Will it have ripple effects that will cascade through other sectors of the economy? If so, are those likely to be good, as in better wages for other workers, or bad, as in causing a combination of inflationary pressures and driving more jobs abroad?
We may not know for some time, even after the strike is over. But I recently got some interesting perspectives on all this from an economist and a veteran labor leader who aren’t directly involved.
Charles Ballard, a recently retired longtime economics professor at Michigan State University, specialized in the Michigan economy throughout his career. Things are much more complicated, he noted, than in the days when the “big three” had a near-monopoly on domestic auto production, and any cost increase could be passed on to the American consumer. Now, their combined production is just over 40 percent of all the vehicles sold in the United States.
“I certainly hope the UAW gets something out of this, but I also worry about the long-term effects of the strike. When faced with demands from workers, or others, companies traditionally say they can’t afford to make changes. I’m very skeptical about that. However, the auto companies truly are in a difficult position as they try to move toward EVs (electric vehicles.)
Noting with alarm a recent Wall Street Journal story that said the strike was bound to strengthen Tesla, Ballard added “For me, anything that puts more money in the pockets of Elon Musk is likely to be bad for America.” On the other hand, however, he said that it was possible that a clear UAW victory “would spur workers in lower-paid sectors of the economy to push more aggressively for increases in wages and benefits. Up to a point, that could be a very good thing.”

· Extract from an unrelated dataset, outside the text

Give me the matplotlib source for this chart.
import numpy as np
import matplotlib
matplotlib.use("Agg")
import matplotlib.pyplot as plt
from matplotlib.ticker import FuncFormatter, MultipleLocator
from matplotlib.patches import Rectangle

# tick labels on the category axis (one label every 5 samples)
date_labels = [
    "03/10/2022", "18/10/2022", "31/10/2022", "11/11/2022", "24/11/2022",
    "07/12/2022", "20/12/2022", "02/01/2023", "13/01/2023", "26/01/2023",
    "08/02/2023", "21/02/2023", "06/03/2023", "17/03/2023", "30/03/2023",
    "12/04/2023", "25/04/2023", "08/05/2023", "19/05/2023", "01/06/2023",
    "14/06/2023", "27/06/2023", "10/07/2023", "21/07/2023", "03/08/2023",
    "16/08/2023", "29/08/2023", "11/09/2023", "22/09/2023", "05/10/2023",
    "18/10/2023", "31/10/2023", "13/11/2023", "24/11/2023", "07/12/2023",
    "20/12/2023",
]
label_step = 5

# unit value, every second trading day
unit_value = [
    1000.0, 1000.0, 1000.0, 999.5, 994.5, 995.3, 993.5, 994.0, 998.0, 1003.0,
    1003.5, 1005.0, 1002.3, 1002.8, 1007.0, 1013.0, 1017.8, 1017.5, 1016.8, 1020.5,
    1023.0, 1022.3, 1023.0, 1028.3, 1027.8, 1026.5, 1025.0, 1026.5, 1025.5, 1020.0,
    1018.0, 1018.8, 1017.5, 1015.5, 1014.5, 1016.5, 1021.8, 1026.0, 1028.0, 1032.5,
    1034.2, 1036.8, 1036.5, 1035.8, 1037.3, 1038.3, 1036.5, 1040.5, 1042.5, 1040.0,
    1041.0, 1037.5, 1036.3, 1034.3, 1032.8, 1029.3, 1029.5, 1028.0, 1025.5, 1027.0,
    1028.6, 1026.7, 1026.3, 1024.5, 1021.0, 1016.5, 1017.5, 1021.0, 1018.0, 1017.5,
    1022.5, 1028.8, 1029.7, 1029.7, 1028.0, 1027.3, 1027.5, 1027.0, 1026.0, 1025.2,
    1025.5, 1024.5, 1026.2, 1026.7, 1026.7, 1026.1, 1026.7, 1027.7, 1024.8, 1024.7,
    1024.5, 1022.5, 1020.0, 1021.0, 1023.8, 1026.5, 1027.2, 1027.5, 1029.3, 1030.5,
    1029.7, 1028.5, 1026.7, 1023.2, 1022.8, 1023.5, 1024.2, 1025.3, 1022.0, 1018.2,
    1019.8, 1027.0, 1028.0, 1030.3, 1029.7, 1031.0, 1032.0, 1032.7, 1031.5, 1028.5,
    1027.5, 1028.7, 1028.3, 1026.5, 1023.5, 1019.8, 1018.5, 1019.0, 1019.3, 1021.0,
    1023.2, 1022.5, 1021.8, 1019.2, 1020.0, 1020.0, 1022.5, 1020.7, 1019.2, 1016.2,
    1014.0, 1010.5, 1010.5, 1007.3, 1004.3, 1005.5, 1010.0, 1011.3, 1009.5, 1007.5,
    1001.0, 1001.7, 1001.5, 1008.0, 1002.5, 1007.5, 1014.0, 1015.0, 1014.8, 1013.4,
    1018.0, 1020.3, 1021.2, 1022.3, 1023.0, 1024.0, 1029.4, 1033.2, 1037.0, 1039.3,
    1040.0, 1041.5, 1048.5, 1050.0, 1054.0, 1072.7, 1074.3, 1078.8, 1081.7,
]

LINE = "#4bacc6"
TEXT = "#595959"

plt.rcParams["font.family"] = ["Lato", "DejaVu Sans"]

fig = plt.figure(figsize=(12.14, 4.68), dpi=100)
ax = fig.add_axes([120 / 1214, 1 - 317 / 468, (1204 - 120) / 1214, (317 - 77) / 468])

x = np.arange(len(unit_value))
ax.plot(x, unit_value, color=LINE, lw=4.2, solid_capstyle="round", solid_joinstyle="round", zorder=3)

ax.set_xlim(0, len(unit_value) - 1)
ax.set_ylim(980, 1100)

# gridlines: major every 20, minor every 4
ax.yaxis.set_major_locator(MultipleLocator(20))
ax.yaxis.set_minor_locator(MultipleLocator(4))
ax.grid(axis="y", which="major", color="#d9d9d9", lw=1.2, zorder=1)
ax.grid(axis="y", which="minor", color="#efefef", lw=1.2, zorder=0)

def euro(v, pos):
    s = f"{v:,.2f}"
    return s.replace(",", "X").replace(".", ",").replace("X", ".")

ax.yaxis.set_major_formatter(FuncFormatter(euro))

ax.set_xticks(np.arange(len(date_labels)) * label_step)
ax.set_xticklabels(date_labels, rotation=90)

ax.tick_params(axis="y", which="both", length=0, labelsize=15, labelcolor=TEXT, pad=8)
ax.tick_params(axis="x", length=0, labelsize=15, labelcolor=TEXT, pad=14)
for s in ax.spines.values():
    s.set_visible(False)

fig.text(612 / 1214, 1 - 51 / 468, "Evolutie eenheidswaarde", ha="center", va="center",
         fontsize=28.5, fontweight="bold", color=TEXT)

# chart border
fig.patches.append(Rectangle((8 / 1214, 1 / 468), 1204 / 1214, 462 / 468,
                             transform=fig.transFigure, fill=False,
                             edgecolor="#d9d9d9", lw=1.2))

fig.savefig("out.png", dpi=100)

But James P. Hoffa, a man who spent much of his life leading America’s biggest union, has a somewhat different perspective on the strike. Hoffa retired last year after 23 years leading the Teamsters Union, but still follows labor affairs very closely.
The Teamsters have never been closely aligned with the UAW, though the relationship under Hoffa became mostly cordial, and he is clearly on the side of their workers. “These days the public is with them, the public is rooting for the unions,” he told me.
“You might ask why? Why are we seeing so many strikes now? It’s because people feel they are falling behind, and they are right. They’ve had 7.9 percent inflation; their wages haven’t gone up that much. And they see the CEO of General Motors making $29 million, and executive pay skyrocketing, and they know that they aren’t keeping pace.”
Traditionally, when strikes have occurred, the UAW has selected one automaker, usually the strongest, and declared a nationwide strike against it. When it ended, the union pursued similar settlements with the other automakers, a practice known as “pattern bargaining.”
This year, however, new UAW leader Shawn Fain has mounted an unorthodox strategy of striking selected plants at multiple automakers, such as Jeep. Hoffa declined to comment on those tactics. “We don’t know yet if what he is doing will turn out to be correct. We will see.”
But the Teamsters leader does think that when General Motors agreed to include its battery plants under the national labor contract with the union that it was a signal victory for the UAW.
That’s because electric cars and hybrids, not gasoline-powered cars, are now becoming the norm.
“They need to keep their union strong and their membership up,” Hoffa said. “If these companies get a good wage increase but lose workers, they haven’t accomplished anything.”
He paused. “You know, we need a strong work force in places like Michigan and Ohio, and don’t need these companies shipping jobs to Mississippi,” and other states where traditional unions have spectacularly failed to be successful at organizing auto workers.
Whatever happens, however, there are two sobering realities. One is that the UAW, which had more than a million and a half members in 1979, has fewer than 400,000 today.
The other is stunningly shown on a chart Professor Ballard gave me indicating how much of Michigan’s Gross Domestic Product comes from motor vehicles and parts. In 1968, it was just over 25 percent. Today, they account for less than seven percent of the state’s GDP, and only a tiny slice of the national.
Back when the UAW staged massive, months-long strikes against the automakers in 1945-1946 and 1970, they were national front page news on an almost daily basis.
Today, they are largely, at best, a regional story in a nation where millions have been driving Toyotas and Hondas for years. The world Walter Reuther knew has become a very different place.